Work instructions:
Retype all of the listing exactly, passing over any picture you find.

Provided material:
==*==
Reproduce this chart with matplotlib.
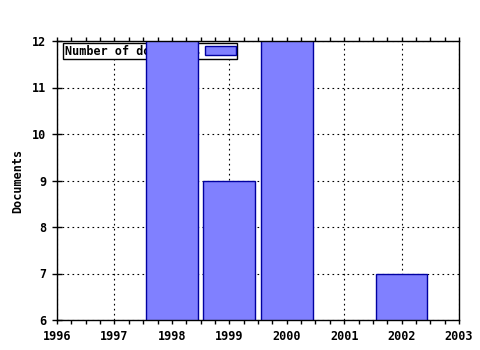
import matplotlib
matplotlib.use("Agg")
import matplotlib.pyplot as plt
from matplotlib.ticker import MultipleLocator

years = [1998, 1999, 2000, 2002]
documents = [13, 9, 13, 7]
xticks = [1996, 1997, 1998, 1999, 2000, 2001, 2002, 2003]
yticks = [6, 7, 8, 9, 10, 11, 12]
series_label = "Number of documents"

font = {"family": "DejaVu Sans Mono", "weight": "bold", "size": 8.5}

fig = plt.figure(figsize=(4.8, 3.5), dpi=100)
ax = fig.add_axes([57/480, 1-320/350, (459-57)/480, (320-41)/350])

ax.bar(years, documents, width=0.9, color="#8080FF", edgecolor="#0000A0",
       linewidth=1, zorder=3, label=series_label, bottom=0)

ax.set_xlim(1996, 2003)
ax.set_ylim(6, 12)
ax.set_xticks(xticks)
ax.set_yticks(yticks)
ax.xaxis.set_minor_locator(MultipleLocator(0.25))
ax.set_xticklabels([str(x) for x in xticks], fontdict=font)
ax.set_yticklabels([str(y) for y in yticks], fontdict=font)
ax.tick_params(axis="x", which="both", direction="out", length=3, width=1,
               top=True, pad=4)
ax.tick_params(axis="y", which="major", direction="inout", length=7, width=1,
               pad=4)
ax.grid(True, which="major", linestyle=(0, (1.5, 3)), color="black",
        linewidth=0.8, zorder=1)
for s in ax.spines.values():
    s.set_linewidth(1.0)
    s.set_zorder(4)

ax.set_ylabel("Documents", fontdict=font, labelpad=6)

leg = ax.legend(loc="upper left", bbox_to_anchor=(0.015, 0.993),
                borderaxespad=0, fancybox=False, edgecolor="black",
                markerfirst=False, handlelength=2.6, handleheight=0.7,
                handletextpad=0.4, borderpad=0.15, framealpha=1,
                prop={"family": "DejaVu Sans Mono", "weight": "bold", "size": 8.5})
leg.get_frame().set_linewidth(1)
leg.set_zorder(2)

fig.savefig("out.png", dpi=100)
==*==
The solution:
Reproduce this chart with matplotlib.
import matplotlib
matplotlib.use("Agg")
import matplotlib.pyplot as plt
from matplotlib.ticker import MultipleLocator

years = [1998, 1999, 2000, 2002]
documents = [13, 9, 13, 7]
xticks = [1996, 1997, 1998, 1999, 2000, 2001, 2002, 2003]
yticks = [6, 7, 8, 9, 10, 11, 12]
series_label = "Number of documents"

font = {"family": "DejaVu Sans Mono", "weight": "bold", "size": 8.5}

fig = plt.figure(figsize=(4.8, 3.5), dpi=100)
ax = fig.add_axes([57/480, 1-320/350, (459-57)/480, (320-41)/350])

ax.bar(years, documents, width=0.9, color="#8080FF", edgecolor="#0000A0",
       linewidth=1, zorder=3, label=series_label, bottom=0)

ax.set_xlim(1996, 2003)
ax.set_ylim(6, 12)
ax.set_xticks(xticks)
ax.set_yticks(yticks)
ax.xaxis.set_minor_locator(MultipleLocator(0.25))
ax.set_xticklabels([str(x) for x in xticks], fontdict=font)
ax.set_yticklabels([str(y) for y in yticks], fontdict=font)
ax.tick_params(axis="x", which="both", direction="out", length=3, width=1,
               top=True, pad=4)
ax.tick_params(axis="y", which="major", direction="inout", length=7, width=1,
               pad=4)
ax.grid(True, which="major", linestyle=(0, (1.5, 3)), color="black",
        linewidth=0.8, zorder=1)
for s in ax.spines.values():
    s.set_linewidth(1.0)
    s.set_zorder(4)

ax.set_ylabel("Documents", fontdict=font, labelpad=6)

leg = ax.legend(loc="upper left", bbox_to_anchor=(0.015, 0.993),
                borderaxespad=0, fancybox=False, edgecolor="black",
                markerfirst=False, handlelength=2.6, handleheight=0.7,
                handletextpad=0.4, borderpad=0.15, framealpha=1,
                prop={"family": "DejaVu Sans Mono", "weight": "bold", "size": 8.5})
leg.get_frame().set_linewidth(1)
leg.set_zorder(2)

fig.savefig("out.png", dpi=100)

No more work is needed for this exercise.